Savings Account is one of the most important financial products. To open a savings bank account, you have to pay an initial deposit and maintain a minimum average balance. However, not everyone can maintain the minimum average balance. This is where zero balance accounts come into the picture.

In order to establish banking facilities for all, particularly those in rural and semi-urban areas, the Indian Government has introduced the Zero Balance Saving account i.e. Basic Savings Bank Deposit Account (BSBDA) under Pradhan Mantri Jan Dhan Yojana (PMJDY) scheme.Since then, banks around the country have introduced zero balance accounts or BSBDA. Individuals can now easily receive government subsidies in these accounts. Individuals would require valid KYC documents to open the account. People without KYC documents can open a small basic savings account. However, the valid documents should be submitted within 12 months.

BSBDA is one type of zero balance account.
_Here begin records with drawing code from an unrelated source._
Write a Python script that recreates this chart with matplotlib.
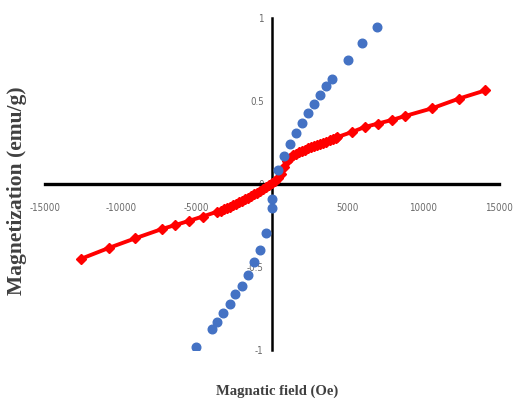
import numpy as np
import matplotlib
matplotlib.use('Agg')
import matplotlib.pyplot as plt

# ---------- data ----------

# blue points
blue_H = [6930, 5940, 4990, 3950, 3600, 3200, 2800, 2390, 1970, 1590, 1190, 770, 400,
          -20, -20, -400, -800, -1190, -1570, -2010, -2430, -2800, -3230, -3620, -3990, -4990]
blue_M = [0.946, 0.847, 0.747, 0.634, 0.589, 0.536, 0.48, 0.428, 0.369, 0.309, 0.239, 0.169, 0.083,
          -0.092, -0.143, -0.295, -0.40, -0.47, -0.548, -0.614, -0.664, -0.725, -0.777, -0.833, -0.875, -0.982]

# red curve
red_H = [-12600, -10780, -9030, -7240, -6380, -5480, -4590, -3660,
         -3400, -3200, -3000, -2800, -2600, -2400, -2200, -2000, -1800, -1600,
         -1400, -1200, -1000, -800, -600, -400, -200, 0, 200, 400, 600, 800,
         1000, 1200, 1400, 1600, 1800, 2000, 2200, 2400, 2600, 2800, 3000,
         3200, 3400, 3600, 3800, 4000, 4200, 4300,
         5280, 6120, 7000, 7930, 8810, 10580, 12340, 14100]
red_M = [-0.45, -0.385, -0.327, -0.27, -0.247, -0.222, -0.196, -0.168,
         -0.16, -0.152, -0.144, -0.136, -0.127, -0.118, -0.109, -0.1, -0.091, -0.082,
         -0.072, -0.062, -0.052, -0.042, -0.031, -0.019, -0.007, 0.006, 0.02, 0.036, 0.06, 0.1,
         0.14, 0.158, 0.172, 0.183, 0.192, 0.2, 0.207, 0.214, 0.221, 0.228, 0.235,
         0.242, 0.249, 0.256, 0.263, 0.27, 0.277, 0.282,
         0.313, 0.343, 0.364, 0.386, 0.41, 0.456, 0.514, 0.564]

x_ticks = [-15000, -10000, -5000, 5000, 10000, 15000]
y_ticks = [-1, -0.5, 0, 0.5, 1]
y_ticklabels = ['-1', '-0.5', '0', '0.5', '1']

# ---------- plot ----------

W, H = 513, 401
fig = plt.figure(figsize=(W/100, H/100), dpi=100)
ax = fig.add_axes([45/W, 1-350/H, 454/W, 332/H])

ax.plot(red_H, red_M, color='#ff0000', lw=2.8, marker='D', ms=5, zorder=3)
ax.plot(blue_H, blue_M, ls='none', marker='o', color='#4472c4', ms=6.2, zorder=4)

ax.set_xlim(-15000, 15000)
ax.set_ylim(-1, 1)

for s in ['top', 'right']:
    ax.spines[s].set_visible(False)
ax.spines['left'].set_position(('data', 0))
ax.spines['bottom'].set_position(('data', 0))
ax.spines['bottom'].set_linewidth(2.4)
ax.spines['left'].set_linewidth(1.8)
ax.spines['left'].set_zorder(2)
ax.spines['bottom'].set_zorder(2)

tick_font = dict(family='DejaVu Sans', stretch='condensed', size=7)
ax.set_xticks(x_ticks)
ax.set_xticklabels([str(v) for v in x_ticks], color='#6a6a6a', **tick_font)
ax.set_yticks(y_ticks)
ax.set_yticklabels(y_ticklabels, color='#6a6a6a', **tick_font)
ax.tick_params(axis='x', length=0, pad=14)
ax.tick_params(axis='y', length=0, pad=6)

fig.text(17/W, 1-191/H, 'Magnetization (emu/g)', rotation=90, ha='center', va='center',
         family='Liberation Serif', weight='bold', size=15.5, color='#404040')
fig.text(277/W, 1-391/H, 'Magnatic field (Oe)', ha='center', va='center',
         family='Liberation Serif', weight='bold', size=10.5, color='#404040')

plt.savefig('out.png', dpi=100)
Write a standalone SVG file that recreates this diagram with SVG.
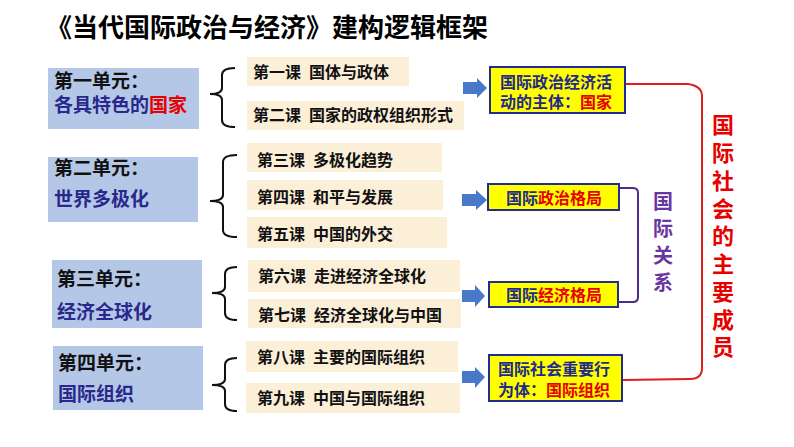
<svg xmlns="http://www.w3.org/2000/svg" width="794" height="447" viewBox="0 0 794 447">
<style>
text{font-family:"Noto Sans CJK SC","Noto Sans",sans-serif;font-weight:bold;}
.unit{fill:#B4C7E7;}
.lesson{fill:#FCEFD8;}
.ut{font-size:19px;fill:#111;}
.ub{fill:#29288C;}
.lt{font-size:16px;fill:#111;}
.yb{fill:#FFFF00;stroke:#1F2E8F;stroke-width:2;}
.yt{font-size:16px;fill:#1F2A8A;}
.red{fill:#E60000;}
.brace{fill:none;stroke:#111;stroke-width:2;}
.arrow{fill:#4A78C8;}
.rel{font-size:20px;fill:#6A35A0;writing-mode:vertical-rl;letter-spacing:7px;}
.mem{font-size:22px;fill:#E60000;writing-mode:vertical-rl;letter-spacing:5.75px;}
</style>
<rect width="794" height="447" fill="#fff"/>
<text x="46" y="37" font-size="26" fill="#000">《当代国际政治与经济》建构逻辑框架</text>

<g id="unit1"><rect class="unit" x="48" y="68" width="151" height="61"/><text class="ut" x="54" y="88">第一单元：<tspan class="ub" x="54" y="112">各具特色的</tspan><tspan class="red">国家</tspan></text></g>
<g id="unit2"><rect class="unit" x="48" y="157" width="150" height="65"/><text class="ut" x="54" y="175">第二单元：<tspan class="ub" x="54" y="206">世界多极化</tspan></text></g>
<g id="unit3"><rect class="unit" x="52" y="260" width="150" height="68"/><text class="ut" x="57" y="286">第三单元：<tspan class="ub" x="57" y="319">经济全球化</tspan></text></g>
<g id="unit4"><rect class="unit" x="53" y="346" width="150" height="64"/><text class="ut" x="58" y="370">第四单元：<tspan class="ub" x="58" y="401">国际组织</tspan></text></g>

<g id="lesson1"><rect class="lesson" x="247" y="57" width="162" height="29"/><text class="lt" x="253" y="78">第一课<tspan dx="8">国体与政体</tspan></text></g>
<g id="lesson2"><rect class="lesson" x="247" y="101" width="217" height="29"/><text class="lt" x="253" y="121">第二课<tspan dx="8">国家的政权组织形式</tspan></text></g>
<g id="lesson3"><rect class="lesson" x="247" y="143" width="195" height="29"/><text class="lt" x="257" y="166">第三课<tspan dx="8">多极化趋势</tspan></text></g>
<g id="lesson4"><rect class="lesson" x="247" y="180" width="196" height="30"/><text class="lt" x="257" y="203">第四课<tspan dx="8">和平与发展</tspan></text></g>
<g id="lesson5"><rect class="lesson" x="247" y="217" width="200" height="31"/><text class="lt" x="257" y="240">第五课<tspan dx="8">中国的外交</tspan></text></g>
<g id="lesson6"><rect class="lesson" x="248" y="260" width="212" height="32"/><text class="lt" x="258" y="282">第六课<tspan dx="8">走进经济全球化</tspan></text></g>
<g id="lesson7"><rect class="lesson" x="248" y="299" width="213" height="29"/><text class="lt" x="258" y="321">第七课<tspan dx="8">经济全球化与中国</tspan></text></g>
<g id="lesson8"><rect class="lesson" x="246" y="341" width="212" height="31"/><text class="lt" x="257" y="363">第八课<tspan dx="8">主要的国际组织</tspan></text></g>
<g id="lesson9"><rect class="lesson" x="246" y="383" width="214" height="30"/><text class="lt" x="257" y="404">第九课<tspan dx="8">中国与国际组织</tspan></text></g>

<g id="result1"><rect class="yb" x="490" y="67" width="135" height="46"/><text class="yt" x="500" y="88">国际政治经济活<tspan x="500" y="108">动的主体：</tspan><tspan class="red">国家</tspan></text></g>
<g id="result2"><rect class="yb" x="488" y="184" width="131" height="26"/><text class="yt" x="554" y="204" text-anchor="middle">国际<tspan class="red">政治格局</tspan></text></g>
<g id="result3"><rect class="yb" x="489" y="282" width="129" height="25"/><text class="yt" x="554" y="301" text-anchor="middle">国际<tspan class="red">经济格局</tspan></text></g>
<g id="result4"><rect class="yb" x="489" y="355" width="133" height="46"/><text class="yt" x="498" y="375">国际社会重要行<tspan x="498" y="396">为体：</tspan><tspan class="red">国际组织</tspan></text></g>

<g id="label-relations"><text class="rel" x="663" y="191">国际关系</text></g>
<g id="label-members"><text class="mem" x="723" y="114">国际社会的主要成员</text></g>

<g id="connectors">
<path class="brace" d="M235,68 Q222,68 222,75 L222,88 Q222,94 210,94 Q222,94 222,100 L222,120 Q222,127 235,127"/>
<path class="brace" d="M237,155 Q223,155 223,162 L223,195 Q223,201 210,201 Q223,201 223,207 L223,230 Q223,237 237,237"/>
<path class="brace" d="M237,267 Q225,267 225,274 L225,287 Q225,293 212,293 Q225,293 225,299 L225,313 Q225,320 237,320"/>
<path class="brace" d="M237,358 Q225,358 225,365 L225,379 Q225,385 212,385 Q225,385 225,391 L225,404 Q225,411 237,411"/>
<polygon class="arrow" points="463,82 477,82 477,78 487,88 477,98 477,94 463,94"/>
<polygon class="arrow" points="462,194 476,194 476,190 487,200 476,210 476,206 462,206"/>
<polygon class="arrow" points="462,290 475,290 475,285 485,296 475,307 475,302 462,302"/>
<polygon class="arrow" points="462,371 475,371 475,367 485,377 475,388 475,383 462,383"/>
<path d="M620,188 L633,188 Q638,188 638,193 L638,297 Q638,302 633,302 L619,302" fill="none" stroke="#4B2C8C" stroke-width="2"/>
<path d="M626,84 L688,84 Q702,86 702,96 L702,368 Q702,379 690,379 L623,380" fill="none" stroke="#E01E1E" stroke-width="2"/>
</g>
</svg>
In the last few years, banks have launched zero balance savings accounts that can be opened online without any paperwork. Individuals can open these accounts easily through PAN and Aadhaar card. As the account is opened online through the Aadhaar OTP verification, customers have to visit the bank branch or schedule an appointment to get their KYC documents verified. Nowadays, many banks such as Kotak Mahindra Bank and ICICI Bank have introduced video KYC that allows customers to open a full fledged savings account without leaving their home. 

Now that we have seen the two important types of zero balance savings accounts: BSBDA and online savings accounts, let us understand the pros and cons of these zero balance accounts.

Pros of zero balance savings account:

Here are some advantages that a zero balance savings account can offer:

No minimum balance commitment: There is no minimum balance commitment in a zero balance account. In other terms, consumers who maintain such an account do not need to keep a required average monthly balance.

Debit card: When the zero-balance savings account is opened, basic savings account consumers get a free RuPay debit card that can be used to withdraw cash and make payments. Depending on the bank, in case of online savings account, account holders get a VISA or RuPay debit card. These debit cards come with free insurance cover.

Cheque Books: When opening a basic savings account, consumers get a free cheque book. However, customers of online zero balance accounts have to pay a nominal amount for cheques. One can use cheques as a bank identification document.

Net Banking: Zero balance account holders can avail the Internet Banking facility. Customers can then review their balance, move funds from one account to another, reload their mobiles or recharge their  DTH, pay bills, etc.

Cash withdrawals: Basic savings account holders can withdraw a maximum of four times in a month, including cash withdrawal through Branch, ATM, NEFT, RTGS, IMPS, etc.

Online zero balance account holders can withdraw cash from ATMs up to five times without any charges.   

Receive government subsidies: Accounts linked to Aadhaar can receive direct government subsidies such as LPG subsidy and scholarship. .

Overdraft: Customers can avail overdraft service after six months of opening the accounts.

Disadvantages of Zero Balance Savings Account

  • Only Indians can open a zero-balance account. This account can is not opened by NRIs (Non-resident Indians) and PIOs (Persons of Indian Origin).
  • Online zero balance accounts have an initial balance limit of Rs.1 lakh. These restrictions can be removed after the KYC process.¬†
  • Foreign contributions cannot be made to zero balance accounts.

Conclusion:

Zero balance savings account can be a good saving option for individuals who don’t want or cannot maintain any minimum average balance.